District officials are "extremely pleased with the final plan because it was fully vetted by our community," Culp said. "It's the community's plan."
Two community-led groups provided guidance throughout the process, and community feedback was gathered through multiple surveys and community meetings, resulting in more than 3,600 touch points with residents in the district, he said.
"We will continue to inform and answer questions anyone may have," Culp said. "We are planning to reach out through additional meetings and community coffees -- like we've done throughout the process.
"The fact is the average age of our schools is 90 years and the district only has $540,000 annually dedicated to building maintenance and a total of more than $44 million in basic upgrades needed for our buildings to remain serviceable," he said. "We can either do something now about our aging schools or wait and potentially face a financial crisis as our structures and systems could fail.
The most important part of this process was to ensure that this was the community's plan, and the final plan reflects the feedback we received through the more than 3,600 community touch points
"This has been nearly a three-year community process and the outcome reflects the community's wishes for their schools.
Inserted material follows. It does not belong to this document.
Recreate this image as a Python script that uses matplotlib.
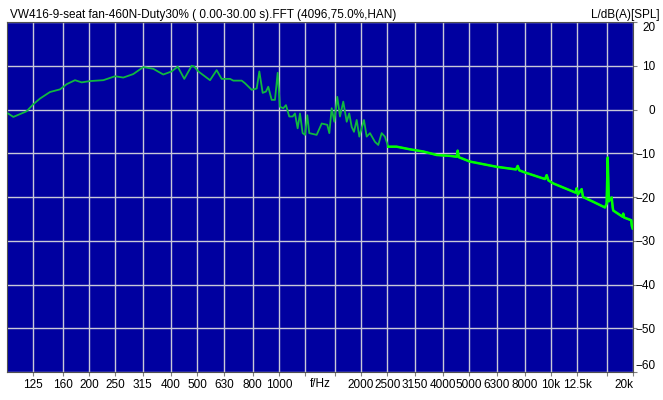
import numpy as np
import matplotlib
matplotlib.use('Agg')
import matplotlib.pyplot as plt
import matplotlib.transforms as mtransforms

plt.rcParams['font.family'] = ['Liberation Sans', 'DejaVu Sans']

title = 'VW416-9-seat fan-460N-Duty30% ( 0.00-30.00 s).FFT (4096,75.0%,HAN)'
unit = 'L/dB(A)[SPL]'

# spectrum (Hz, dB)
freq = [100.9, 105.5, 118.1, 124.9, 132.2, 143.9, 156.6, 165.8, 177.8, 188.2,
        201.9, 226, 249.5, 267.6, 291.2, 316.9, 344.9, 375.3, 403, 424,
        448.4, 477.3, 488, 504.9, 557.5, 589.7, 615.2, 660.2, 678.9, 729,
        749.6, 793.4, 827.7, 846.3, 870.6, 895.1, 912.7, 939.5, 966, 988.4,
        1007.9, 1036.5, 1060.3, 1090.1, 1122.5, 1144, 1170.5, 1193.9, 1220.9, 1245.6,
        1270, 1291.4, 1374.8, 1434.8, 1504, 1530.2, 1561.3, 1596.3, 1637, 1674.8,
        1722, 1772.9, 1811.5, 1849.5, 1885.7, 1929.3, 1972.5, 2051.9, 2099.4, 2158.7,
        2252, 2316, 2383, 2450, 2520, 2706, 3028, 3389, 3797, 4248,
        4496, 4535, 4580, 5031, 5325, 6307, 6489, 7428, 7537, 7640,
        8017, 9500, 9633, 9770, 10187, 12300, 12414, 12550, 12950, 13100,
        14290, 15778, 16000, 16145, 16300, 16697, 16850, 16927, 18300, 18415,
        18550, 19700, 19800, 19946]
level = [-0.9, -1.7, -0.4, 1.2, 2.5, 4.0, 4.6, 5.8, 6.7, 6.2,
         6.5, 6.7, 7.6, 7.3, 8.1, 9.7, 9.3, 8.0, 8.7, 9.8,
         7.0, 10.0, 9.8, 8.7, 6.7, 9.0, 7.0, 7.0, 6.6, 6.6,
         6.0, 4.5, 4.8, 8.7, 3.8, 4.1, 5.2, 2.2, 2.2, 8.4,
         0.6, 0.3, 1.0, -1.6, -1.6, -0.9, -4.3, -0.9, -5.4, -5.8,
         -1.3, -5.4, -5.8, -3.2, -3.5, -5.4, 0.3, -2.8, 2.9, -1.6,
         1.8, -2.8, -0.9, -4.0, -5.1, -2.4, -6.2, -2.4, -6.2, -5.4,
         -7.4, -8.1, -5.4, -6.2, -8.5, -8.5, -9.1, -9.6, -10.4, -10.6,
         -10.8, -9.4, -10.9, -11.9, -12.2, -13.1, -13.2, -13.7, -12.9, -13.9,
         -14.4, -15.9, -15.0, -16.2, -16.9, -19.0, -18.0, -19.4, -18.2, -20.0,
         -21.1, -22.4, -21.5, -11.0, -21.0, -20.1, -22.5, -23.1, -24.5, -23.8,
         -24.7, -25.3, -26.6, -27.2]

grid_freqs = [125, 160, 200, 250, 315, 400, 500, 630, 800, 1000, 1250, 1600,
              2000, 2500, 3150, 4000, 5000, 6300, 8000, 10000, 12500, 16000, 20000]
grid_labels = ['125', '160', '200', '250', '315', '400', '500', '630', '800', '1000', '', '',
               '2000', '2500', '3150', '4000', '5000', '6300', '8000', '10k', '12.5k', '', '20k']
y_ticks = [20, 10, 0, -10, -20, -30, -40, -50, -60]

freq = np.array(freq)
level = np.array(level)

fig = plt.figure(figsize=(6.63, 4.0), dpi=100)
ax = fig.add_axes([7/663, 28/400, 626/663, 350/400])
ax.set_facecolor('#0000a0')
ax.set_xscale('log')
ax.set_xlim(100, 20000)
ax.set_ylim(-60, 20)

for f in grid_freqs:
    ax.axvline(f, color='#c8c8d8', lw=1, zorder=1)
for v in y_ticks:
    ax.axhline(v, color='#c8c8d8', lw=1, zorder=1)

ax.plot(freq, level, color='#10b840', lw=1.3, zorder=3)
hi = freq >= 2500
ax.plot(freq[hi], level[hi], color='#00ff00', lw=1.8, zorder=4)

ax.set_xticks(grid_freqs)
ax.set_xticklabels(grid_labels)
ax.xaxis.set_minor_locator(matplotlib.ticker.NullLocator())
ax.tick_params(axis='x', length=3, width=0.8, color='#808080', labelsize=8.5, pad=2)
ax.get_xticklabels()[-1].set_horizontalalignment('right')

ax.yaxis.tick_right()
ax.set_yticks(y_ticks)
ax.tick_params(axis='y', length=3, width=0.8, color='#808080', labelsize=8.5, pad=13)
for lab in ax.get_yticklabels():
    lab.set_horizontalalignment('right')
ylabs = ax.get_yticklabels()
ylabs[0].set_verticalalignment('top')
ylabs[-1].set_verticalalignment('bottom')

trans = mtransforms.blended_transform_factory(ax.transData, ax.transAxes)
ax.text(1414, -0.017, 'f/Hz', transform=trans, ha='center', va='top', fontsize=8.5)

for s in ax.spines.values():
    s.set_color('#505050')
    s.set_linewidth(0.8)

fig.text(10/663, 1 - 18/400, title, ha='left', va='baseline', fontsize=8.5)
fig.text(660/663, 1 - 18/400, unit, ha='right', va='baseline', fontsize=8.5)

fig.savefig('out.png', dpi=100)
We are very open to answer any questions. We have a "Facility Planning" tab linked to our main district webpage that comprehensively captures our extensive process. This includes survey results, videos of our eight community meetings, exit ticket responses, the facility assessment, enrollment projections and much more."
Culp said the district still is working to name committee chairpersons for the bond issue campaign.
"We are so pleased that a number of residents have expressed interest in supporting the community's plan to address our outdate facilities," he said.
"We are still working to finalize our committee chairs but are so pleased that a number of residents have expressed interest in supporting the community's plan to address our outdated facilities. We hope to have this finalized shortly."
The district places a priority on having an open dialogue with the community, Culp said.
"We know in order to be successful, we must reach out to as many voters as possible to ensure they are informed as they head to the polls," he said. "Our plan is to continue to host meetings, building tours and be available to answer questions."
The district's website includes a "frequently asked questions" page that is update regularly to reflect questions community members raise about the plan, Culp said.